==== Input material ====

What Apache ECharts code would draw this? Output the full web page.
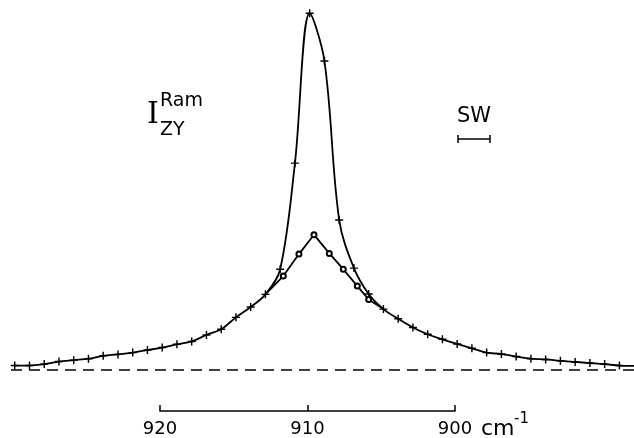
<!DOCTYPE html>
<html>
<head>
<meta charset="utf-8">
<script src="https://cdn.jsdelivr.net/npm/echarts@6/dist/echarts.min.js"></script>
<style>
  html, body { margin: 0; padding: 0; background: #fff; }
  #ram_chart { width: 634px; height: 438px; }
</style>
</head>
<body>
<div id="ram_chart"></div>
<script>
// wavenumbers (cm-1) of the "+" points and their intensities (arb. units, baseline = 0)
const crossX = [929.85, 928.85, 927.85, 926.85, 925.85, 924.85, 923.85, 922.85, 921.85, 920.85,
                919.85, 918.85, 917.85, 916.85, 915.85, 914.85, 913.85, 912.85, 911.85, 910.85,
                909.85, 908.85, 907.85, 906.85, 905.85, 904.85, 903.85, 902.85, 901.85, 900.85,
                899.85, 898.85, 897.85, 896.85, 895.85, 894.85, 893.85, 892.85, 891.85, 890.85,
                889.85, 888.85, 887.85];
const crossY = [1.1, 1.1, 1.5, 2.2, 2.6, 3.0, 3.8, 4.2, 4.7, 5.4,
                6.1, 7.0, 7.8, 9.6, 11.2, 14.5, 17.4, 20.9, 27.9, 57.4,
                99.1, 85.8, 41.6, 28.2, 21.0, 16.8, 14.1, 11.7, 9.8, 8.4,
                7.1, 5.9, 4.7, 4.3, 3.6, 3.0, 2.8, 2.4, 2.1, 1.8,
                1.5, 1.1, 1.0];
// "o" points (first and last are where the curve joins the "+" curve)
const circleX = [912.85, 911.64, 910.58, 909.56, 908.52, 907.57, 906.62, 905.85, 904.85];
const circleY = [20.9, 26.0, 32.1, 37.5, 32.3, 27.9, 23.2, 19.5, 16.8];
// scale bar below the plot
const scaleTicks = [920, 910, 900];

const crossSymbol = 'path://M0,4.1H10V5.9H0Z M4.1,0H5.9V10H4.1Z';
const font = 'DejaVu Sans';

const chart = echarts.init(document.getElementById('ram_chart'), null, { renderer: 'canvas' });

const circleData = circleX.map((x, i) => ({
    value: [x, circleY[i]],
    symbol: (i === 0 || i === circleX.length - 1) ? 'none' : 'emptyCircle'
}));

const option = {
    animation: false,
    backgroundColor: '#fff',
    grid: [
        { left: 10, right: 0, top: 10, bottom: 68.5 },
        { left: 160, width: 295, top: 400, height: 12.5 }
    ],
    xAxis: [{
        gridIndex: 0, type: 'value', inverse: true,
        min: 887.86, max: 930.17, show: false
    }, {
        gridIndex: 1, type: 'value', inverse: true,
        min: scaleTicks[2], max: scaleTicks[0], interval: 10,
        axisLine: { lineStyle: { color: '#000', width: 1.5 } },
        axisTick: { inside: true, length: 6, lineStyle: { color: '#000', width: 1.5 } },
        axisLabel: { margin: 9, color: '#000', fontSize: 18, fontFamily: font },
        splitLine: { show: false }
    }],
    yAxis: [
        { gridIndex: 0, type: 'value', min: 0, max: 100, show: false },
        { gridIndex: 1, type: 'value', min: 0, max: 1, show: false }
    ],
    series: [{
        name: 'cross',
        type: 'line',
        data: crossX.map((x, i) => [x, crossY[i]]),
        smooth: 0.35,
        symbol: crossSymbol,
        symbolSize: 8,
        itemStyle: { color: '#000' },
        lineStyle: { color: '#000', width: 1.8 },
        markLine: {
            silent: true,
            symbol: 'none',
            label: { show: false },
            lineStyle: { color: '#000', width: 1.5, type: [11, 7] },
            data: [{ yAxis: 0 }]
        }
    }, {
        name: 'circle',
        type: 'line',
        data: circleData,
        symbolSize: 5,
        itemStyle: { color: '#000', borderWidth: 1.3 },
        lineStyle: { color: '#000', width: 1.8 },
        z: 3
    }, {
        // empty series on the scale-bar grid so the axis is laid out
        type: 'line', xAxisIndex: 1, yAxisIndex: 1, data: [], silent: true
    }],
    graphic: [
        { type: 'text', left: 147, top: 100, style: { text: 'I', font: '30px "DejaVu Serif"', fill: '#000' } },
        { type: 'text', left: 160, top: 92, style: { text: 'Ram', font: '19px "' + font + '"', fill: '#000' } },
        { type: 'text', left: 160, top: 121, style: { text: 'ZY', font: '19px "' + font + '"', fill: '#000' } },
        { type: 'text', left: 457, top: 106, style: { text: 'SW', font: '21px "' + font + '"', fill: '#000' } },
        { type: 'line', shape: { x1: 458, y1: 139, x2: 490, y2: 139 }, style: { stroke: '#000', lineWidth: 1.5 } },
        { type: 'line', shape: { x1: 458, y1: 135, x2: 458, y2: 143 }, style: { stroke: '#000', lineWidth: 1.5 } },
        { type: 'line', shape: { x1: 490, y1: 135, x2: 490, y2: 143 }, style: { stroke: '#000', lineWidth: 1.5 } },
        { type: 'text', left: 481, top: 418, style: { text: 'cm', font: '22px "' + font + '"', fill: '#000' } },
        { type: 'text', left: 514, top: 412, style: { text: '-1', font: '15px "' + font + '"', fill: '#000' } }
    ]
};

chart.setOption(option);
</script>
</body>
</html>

====
==== Input material ====

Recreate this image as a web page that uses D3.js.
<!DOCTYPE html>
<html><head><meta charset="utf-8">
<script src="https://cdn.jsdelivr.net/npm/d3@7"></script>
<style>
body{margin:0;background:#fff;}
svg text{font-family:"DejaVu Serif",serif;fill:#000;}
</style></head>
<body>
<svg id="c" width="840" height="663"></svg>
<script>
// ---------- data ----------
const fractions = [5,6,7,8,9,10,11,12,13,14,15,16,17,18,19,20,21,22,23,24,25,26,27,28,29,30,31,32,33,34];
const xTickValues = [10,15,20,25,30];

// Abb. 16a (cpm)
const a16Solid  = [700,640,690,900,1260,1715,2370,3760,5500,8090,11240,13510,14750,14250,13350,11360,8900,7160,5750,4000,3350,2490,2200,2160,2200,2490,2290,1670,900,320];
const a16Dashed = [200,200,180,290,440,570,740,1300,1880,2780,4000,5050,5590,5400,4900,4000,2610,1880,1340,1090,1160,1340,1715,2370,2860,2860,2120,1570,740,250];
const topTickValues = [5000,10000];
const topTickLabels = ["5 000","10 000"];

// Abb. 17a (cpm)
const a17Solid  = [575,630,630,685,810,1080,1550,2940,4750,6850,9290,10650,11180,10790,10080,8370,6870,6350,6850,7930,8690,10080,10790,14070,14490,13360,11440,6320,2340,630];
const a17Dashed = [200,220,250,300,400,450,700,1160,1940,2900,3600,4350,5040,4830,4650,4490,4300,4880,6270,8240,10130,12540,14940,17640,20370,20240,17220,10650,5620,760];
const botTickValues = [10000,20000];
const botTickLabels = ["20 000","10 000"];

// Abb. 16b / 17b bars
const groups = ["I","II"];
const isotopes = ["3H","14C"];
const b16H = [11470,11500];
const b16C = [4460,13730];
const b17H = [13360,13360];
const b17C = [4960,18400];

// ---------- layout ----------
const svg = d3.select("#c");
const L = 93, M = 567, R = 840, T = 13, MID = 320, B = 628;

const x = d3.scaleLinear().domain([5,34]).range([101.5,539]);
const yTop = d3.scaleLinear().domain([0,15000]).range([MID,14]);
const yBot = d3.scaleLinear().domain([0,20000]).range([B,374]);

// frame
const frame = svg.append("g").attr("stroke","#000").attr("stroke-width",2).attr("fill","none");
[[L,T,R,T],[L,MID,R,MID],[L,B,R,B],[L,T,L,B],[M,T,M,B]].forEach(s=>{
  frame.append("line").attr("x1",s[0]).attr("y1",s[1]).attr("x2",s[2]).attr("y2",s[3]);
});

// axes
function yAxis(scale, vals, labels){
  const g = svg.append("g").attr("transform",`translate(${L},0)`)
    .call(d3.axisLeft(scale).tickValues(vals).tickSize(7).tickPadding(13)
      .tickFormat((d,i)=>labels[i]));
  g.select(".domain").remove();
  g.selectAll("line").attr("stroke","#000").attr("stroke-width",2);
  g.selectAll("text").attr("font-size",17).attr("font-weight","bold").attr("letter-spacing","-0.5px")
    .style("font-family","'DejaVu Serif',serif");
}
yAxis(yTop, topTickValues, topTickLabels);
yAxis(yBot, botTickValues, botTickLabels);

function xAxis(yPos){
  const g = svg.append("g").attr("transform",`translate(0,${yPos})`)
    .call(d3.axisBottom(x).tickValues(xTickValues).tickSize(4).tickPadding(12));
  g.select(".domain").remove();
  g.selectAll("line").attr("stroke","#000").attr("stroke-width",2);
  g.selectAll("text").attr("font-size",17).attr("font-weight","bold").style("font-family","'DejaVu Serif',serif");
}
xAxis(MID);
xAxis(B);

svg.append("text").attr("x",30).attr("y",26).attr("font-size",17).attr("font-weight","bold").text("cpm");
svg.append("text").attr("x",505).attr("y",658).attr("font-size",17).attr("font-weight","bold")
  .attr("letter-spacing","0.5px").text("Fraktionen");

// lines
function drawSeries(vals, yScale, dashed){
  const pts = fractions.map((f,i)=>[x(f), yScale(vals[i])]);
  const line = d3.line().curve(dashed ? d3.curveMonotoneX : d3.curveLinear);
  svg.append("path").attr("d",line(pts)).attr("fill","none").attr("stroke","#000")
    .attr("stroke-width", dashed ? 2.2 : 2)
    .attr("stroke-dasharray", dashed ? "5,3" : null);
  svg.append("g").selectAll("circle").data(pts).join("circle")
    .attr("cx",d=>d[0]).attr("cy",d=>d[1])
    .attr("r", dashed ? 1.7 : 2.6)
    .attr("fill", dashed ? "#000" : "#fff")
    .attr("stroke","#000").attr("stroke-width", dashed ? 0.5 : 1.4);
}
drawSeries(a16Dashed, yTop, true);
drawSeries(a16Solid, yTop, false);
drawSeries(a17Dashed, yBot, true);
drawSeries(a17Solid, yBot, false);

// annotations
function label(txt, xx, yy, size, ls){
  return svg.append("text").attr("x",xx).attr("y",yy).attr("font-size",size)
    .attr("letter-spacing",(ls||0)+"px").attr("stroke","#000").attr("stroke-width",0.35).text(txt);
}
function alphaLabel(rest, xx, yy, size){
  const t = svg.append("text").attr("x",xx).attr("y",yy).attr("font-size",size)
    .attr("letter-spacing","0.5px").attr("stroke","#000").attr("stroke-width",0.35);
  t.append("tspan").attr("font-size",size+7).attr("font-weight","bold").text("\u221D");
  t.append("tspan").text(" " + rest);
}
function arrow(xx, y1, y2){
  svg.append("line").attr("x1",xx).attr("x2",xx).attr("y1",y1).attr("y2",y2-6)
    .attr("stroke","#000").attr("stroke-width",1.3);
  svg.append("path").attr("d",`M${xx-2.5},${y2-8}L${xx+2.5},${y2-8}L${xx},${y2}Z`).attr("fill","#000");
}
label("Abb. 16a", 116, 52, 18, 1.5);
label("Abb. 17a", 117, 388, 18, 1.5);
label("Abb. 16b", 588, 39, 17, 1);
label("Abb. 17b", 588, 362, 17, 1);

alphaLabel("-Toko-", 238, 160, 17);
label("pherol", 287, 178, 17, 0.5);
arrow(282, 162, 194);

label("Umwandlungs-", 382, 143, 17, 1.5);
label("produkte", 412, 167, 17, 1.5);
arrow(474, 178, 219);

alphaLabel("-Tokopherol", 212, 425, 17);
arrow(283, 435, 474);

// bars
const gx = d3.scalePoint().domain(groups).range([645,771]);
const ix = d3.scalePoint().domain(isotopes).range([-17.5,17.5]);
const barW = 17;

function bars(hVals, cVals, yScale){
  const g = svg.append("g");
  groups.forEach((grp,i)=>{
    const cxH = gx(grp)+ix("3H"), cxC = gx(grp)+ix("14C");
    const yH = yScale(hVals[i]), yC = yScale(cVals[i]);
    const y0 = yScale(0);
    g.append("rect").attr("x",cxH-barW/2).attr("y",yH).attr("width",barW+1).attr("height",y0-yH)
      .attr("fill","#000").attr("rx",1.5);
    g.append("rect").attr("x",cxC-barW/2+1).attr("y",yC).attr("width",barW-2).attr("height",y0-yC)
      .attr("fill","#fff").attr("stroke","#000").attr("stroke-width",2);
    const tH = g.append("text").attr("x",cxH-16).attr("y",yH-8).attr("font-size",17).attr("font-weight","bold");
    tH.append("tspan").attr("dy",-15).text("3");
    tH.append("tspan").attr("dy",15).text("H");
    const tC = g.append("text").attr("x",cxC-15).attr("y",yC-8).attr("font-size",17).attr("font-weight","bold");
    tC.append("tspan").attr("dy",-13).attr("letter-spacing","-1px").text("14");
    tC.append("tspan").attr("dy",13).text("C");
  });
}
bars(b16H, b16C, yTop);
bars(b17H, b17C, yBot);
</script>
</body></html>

====

● **Required work**: Where a line in the material contains "this", copy that line.

● **Solution**:
What Apache ECharts code would draw this? Output the full web page.
Recreate this image as a web page that uses D3.js.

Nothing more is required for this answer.